Meeting hell

Another meeting which could have been an email – that’s my favorite nag about a meeting hell.

You know it. You know it well. You just want to sit and code, you want to focus for an hour or two and produce some value for the company, for the customers, for the world. Then it shows up. An Outlook reminder. In 15 minutes there will be a meeting. You’re done. You don’t even try to start work anymore because you know it’s impossible to proceed. Time is too short.

The meeting takes five minutes to even begin. Joe comes from another meeting and it took longer than expected so he’s late. Jane is in the toilet. Mark is always late.

During the meeting, you listen to a lot of stuff which doesn’t bother you at all. It’s just a problem which affects two or three people out of eight or ten gathered in a tiny room with not enough air (by the way – this lack of oxygen can affect you).

Finally, you go out of the meeting and it’s lunchtime. After lunch, you’re a bit sleepy and it takes another 30 minutes until the blood will come back to your brain from the stomach.

Half of a day is gone.

Meetings are necessary. Effective organization of them is rare, however. Probably there are some atavistic mechanisms that make us prone to long pointless discussions. As far as I noticed it’s just a lack of emphasis put on the effectiveness of the process of knowledge exchange.
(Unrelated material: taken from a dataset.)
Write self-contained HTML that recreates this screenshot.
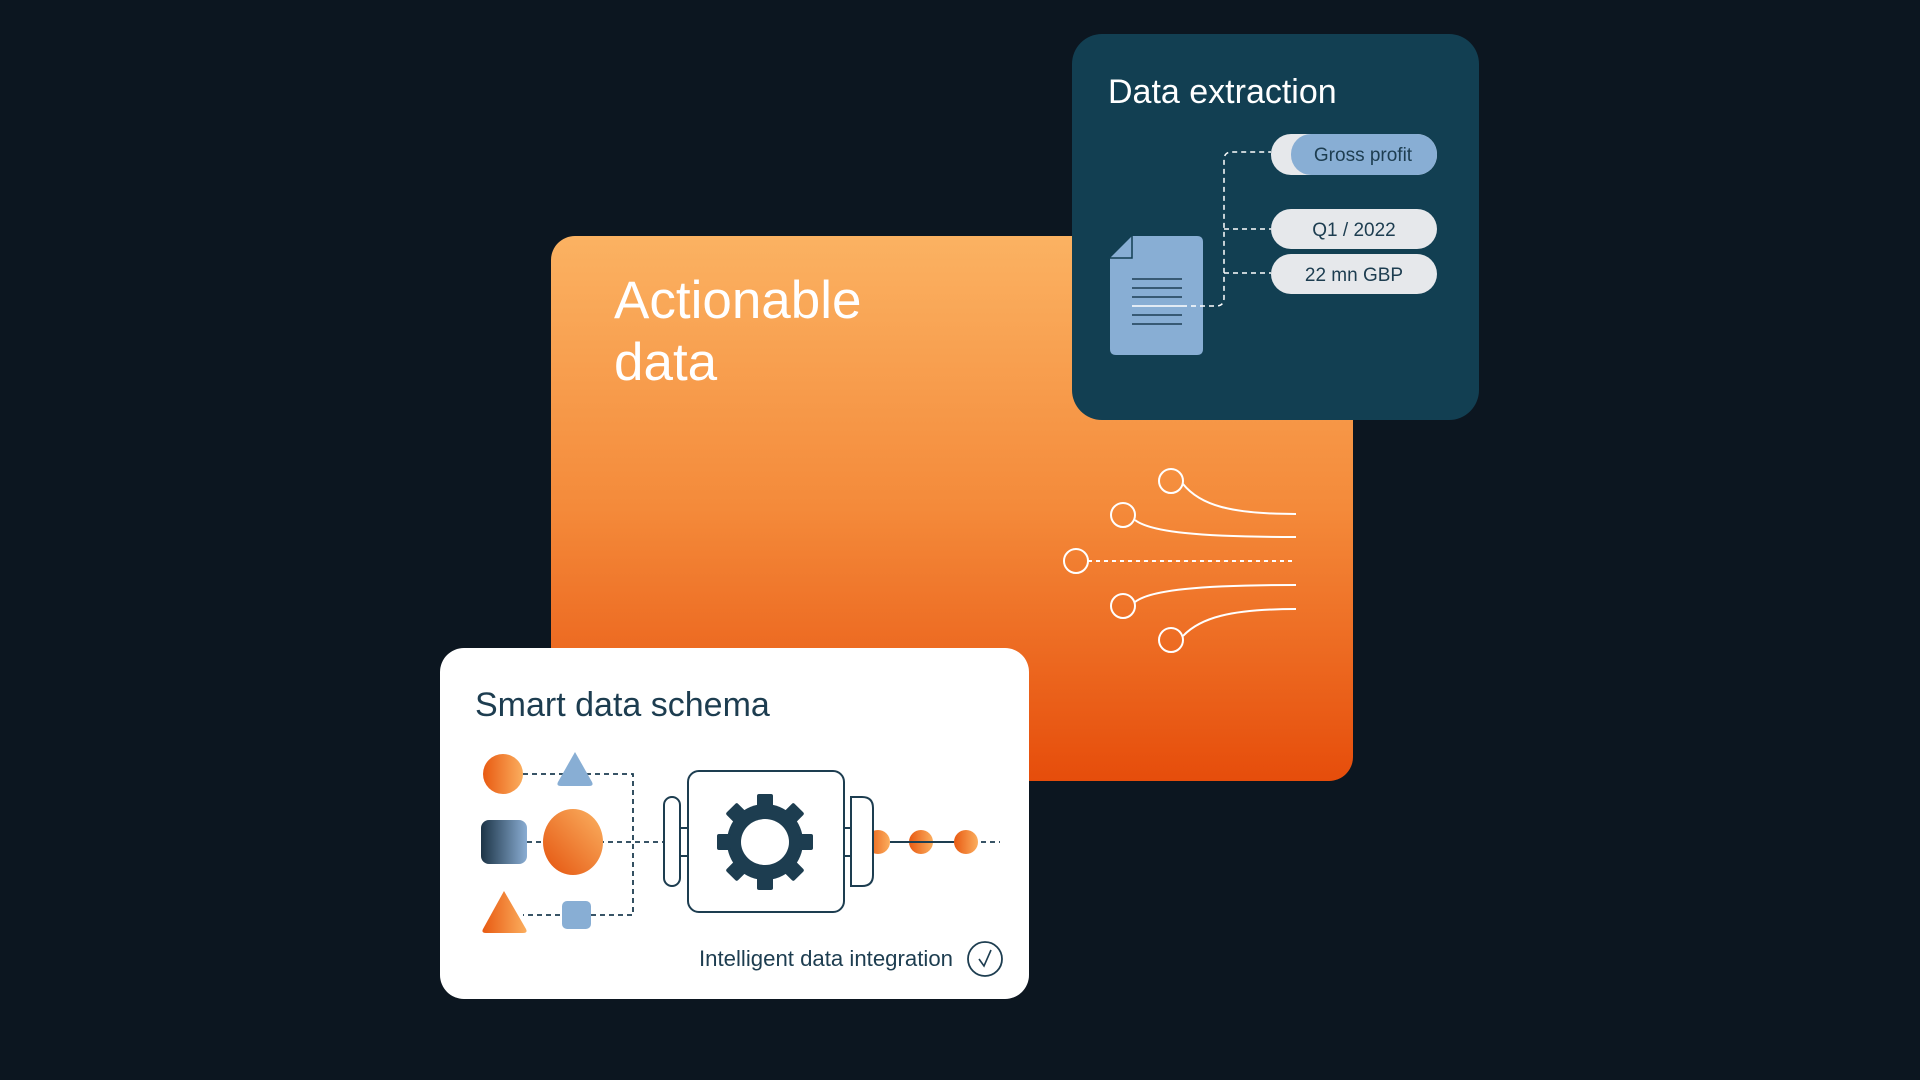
<!DOCTYPE html>
<html><head><meta charset="utf-8"><style>
html,body{margin:0;padding:0;background:#0c1620;}
svg{display:block}
text{font-family:"Liberation Sans",sans-serif}
</style></head><body>
<svg width="1920" height="1080" viewBox="0 0 1920 1080" xmlns="http://www.w3.org/2000/svg">
<defs>
<linearGradient id="og" x1="0" y1="0" x2="0" y2="1">
<stop offset="0" stop-color="#fbb262"/><stop offset="0.5" stop-color="#f48a3a"/><stop offset="1" stop-color="#e64d0b"/>
</linearGradient>
<linearGradient id="ball" x1="0" y1="1" x2="1" y2="0">
<stop offset="0" stop-color="#e4530e"/><stop offset="1" stop-color="#fbb262"/>
</linearGradient>
<linearGradient id="ballh" x1="0" y1="0" x2="1" y2="0">
<stop offset="0" stop-color="#e85a12"/><stop offset="1" stop-color="#fbae5e"/>
</linearGradient>
<linearGradient id="dk" x1="0" y1="0" x2="1" y2="0">
<stop offset="0" stop-color="#1c3446"/><stop offset="1" stop-color="#8aadd3"/>
</linearGradient>
</defs>
<rect width="1920" height="1080" fill="#0c1620"/>

<rect x="551" y="236" width="802" height="545" rx="24" fill="url(#og)"/>
<text x="614" y="318" font-size="53" fill="#fff">Actionable</text>
<text x="614" y="380" font-size="53" fill="#fff">data</text>
<g fill="none" stroke="#fff" stroke-width="2">
<path d="M1183,484 C1200,505 1230,514 1296,514"/>
<path d="M1135,520 C1150,532 1200,537 1296,537"/>
<path d="M1088,561 L1296,561" stroke-dasharray="4 4"/>
<path d="M1135,602 C1150,590 1200,585 1296,585"/>
<path d="M1183,636 C1200,618 1230,609 1296,609"/>
<circle cx="1171" cy="481" r="12"/>
<circle cx="1123" cy="515" r="12"/>
<circle cx="1076" cy="561" r="12"/>
<circle cx="1123" cy="606" r="12"/>
<circle cx="1171" cy="640" r="12"/>
</g>

<rect x="1072" y="34" width="407" height="386" rx="30" fill="#123f52"/>
<text x="1108" y="103" font-size="34" fill="#fff">Data extraction</text>
<path d="M1132,236 L1197,236 Q1203,236 1203,242 L1203,349 Q1203,355 1197,355 L1116,355 Q1110,355 1110,349 L1110,258 Z" fill="#88aed4"/>
<path d="M1110,258 L1132,258 L1132,236" fill="none" stroke="#123f52" stroke-width="1.5"/>
<g stroke="#1e3f55" stroke-width="1.5">
<line x1="1132" y1="279" x2="1182" y2="279"/><line x1="1132" y1="288" x2="1182" y2="288"/>
<line x1="1132" y1="297" x2="1182" y2="297"/><line x1="1132" y1="315" x2="1182" y2="315"/>
<line x1="1132" y1="324" x2="1182" y2="324"/>
</g>
<line x1="1132" y1="306" x2="1182" y2="306" stroke="#fff" stroke-width="1.5"/>
<path d="M1182,306 L1216,306 Q1224,306 1224,298 L1224,160 Q1224,152 1232,152 L1271,152 M1224,229 L1271,229 M1224,273 L1271,273" fill="none" stroke="#fff" stroke-width="1.5" stroke-dasharray="5 4"/>
<rect x="1271" y="134" width="166" height="41" rx="20" fill="#e6e8eb"/>
<rect x="1291" y="134" width="146" height="41" rx="20" fill="#88aed4"/>
<text x="1363" y="161" font-size="19" fill="#1d3d50" text-anchor="middle">Gross profit</text>
<rect x="1271" y="209" width="166" height="40" rx="20" fill="#e6e8eb"/>
<text x="1354" y="236" font-size="19" fill="#1d3d50" text-anchor="middle">Q1 / 2022</text>
<rect x="1271" y="254" width="166" height="40" rx="20" fill="#e6e8eb"/>
<text x="1354" y="281" font-size="19" fill="#1d3d50" text-anchor="middle">22 mn GBP</text>

<rect x="440" y="648" width="589" height="351" rx="24" fill="#fff"/>
<text x="475" y="716" font-size="34" fill="#1d3d50">Smart data schema</text>
<g fill="none" stroke="#1d3d50" stroke-width="1.8" stroke-dasharray="5 4">
<path d="M523,774 L633,774 L633,915 L523,915"/>
<path d="M527,842 L664,842"/>
<path d="M873,842 L1000,842"/>
</g>
<circle cx="503" cy="774" r="20" fill="url(#ballh)"/>
<path d="M575,752 L592,782 Q594,786 589,786 L561,786 Q556,786 558,782 Z" fill="#88aed4"/>
<rect x="481" y="820" width="46" height="44" rx="8" fill="url(#dk)"/>
<ellipse cx="573" cy="842" rx="30" ry="33" fill="url(#ball)"/>
<path d="M504,891 L526,929 Q528,933 523,933 L486,933 Q481,933 483,929 Z" fill="url(#ballh)"/>
<rect x="562" y="901" width="29" height="28" rx="5" fill="#88aed4"/>
<circle cx="878" cy="842" r="12" fill="url(#ballh)"/>
<circle cx="921" cy="842" r="12" fill="url(#ballh)"/>
<circle cx="966" cy="842" r="12" fill="url(#ballh)"/>
<line x1="890" y1="842" x2="954" y2="842" stroke="#1d3d50" stroke-width="2"/>
<g fill="none" stroke="#1d3d50" stroke-width="2">
<rect x="664" y="797" width="16" height="89" rx="8" fill="#fff"/>
<line x1="680" y1="828" x2="688" y2="828"/><line x1="680" y1="856" x2="688" y2="856"/>
<rect x="688" y="771" width="156" height="141" rx="11"/>
<line x1="844" y1="828" x2="851" y2="828"/><line x1="844" y1="856" x2="851" y2="856"/>
<path d="M851,797 L862,797 Q873,797 873,808 L873,875 Q873,886 862,886 L851,886 Z" fill="#fff"/>
</g>
<g transform="translate(765,842)" fill="#1d3d50">
<circle r="38"/>
<g id="t"><rect x="-8" y="-48" width="16" height="14" rx="2"/></g>
<use href="#t" transform="rotate(45)"/><use href="#t" transform="rotate(90)"/><use href="#t" transform="rotate(135)"/>
<use href="#t" transform="rotate(180)"/><use href="#t" transform="rotate(225)"/><use href="#t" transform="rotate(270)"/><use href="#t" transform="rotate(315)"/>
<ellipse rx="24" ry="23" fill="#fff"/>
</g>
<text x="699" y="966" font-size="22" fill="#1d3d50" textLength="254" lengthAdjust="spacingAndGlyphs">Intelligent data integration</text>
<circle cx="985" cy="959" r="17" fill="none" stroke="#1d3d50" stroke-width="1.8"/>
<path d="M979,959 L984,966 L991,950" fill="none" stroke="#1d3d50" stroke-width="1.6"/>
</svg>
</body></html>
How can we avoid fluff? In some cases it’s tough. But more often than not we can ask ourselves some helpful questions: 
– does the topic require all attendants to be present at the meeting?
– are we prepared for the meeting?
– do we have an agenda?
– is everybody interested and do they need to attend?
– do we need to make a decision quickly or we can use e-mail instead of a meeting room?

Additionally, I would say that boring meetings are a soul-crushing experience. Therefore I would add a few more:
– is the pace of the meeting not too slow, sleepy?
– is the pace of the meeting too fast, too stressful?
– aren’t we too serious?
– aren’t we too much relaxed and offtopic?
– do we take breaks?
– don’t we have too many people in the room?

I believe that minimizing the number of meetings and effectively organizing them can be an amazing improvement in the workplace of a developer. Mental energy sucked by boring, long, nasty meetings organized in crowded rooms is the most precious asset brought by a software engineer to the company. We should take care of this thing. It creates software. It writes code. This energy runs the business. If we drain it we can have huge problems.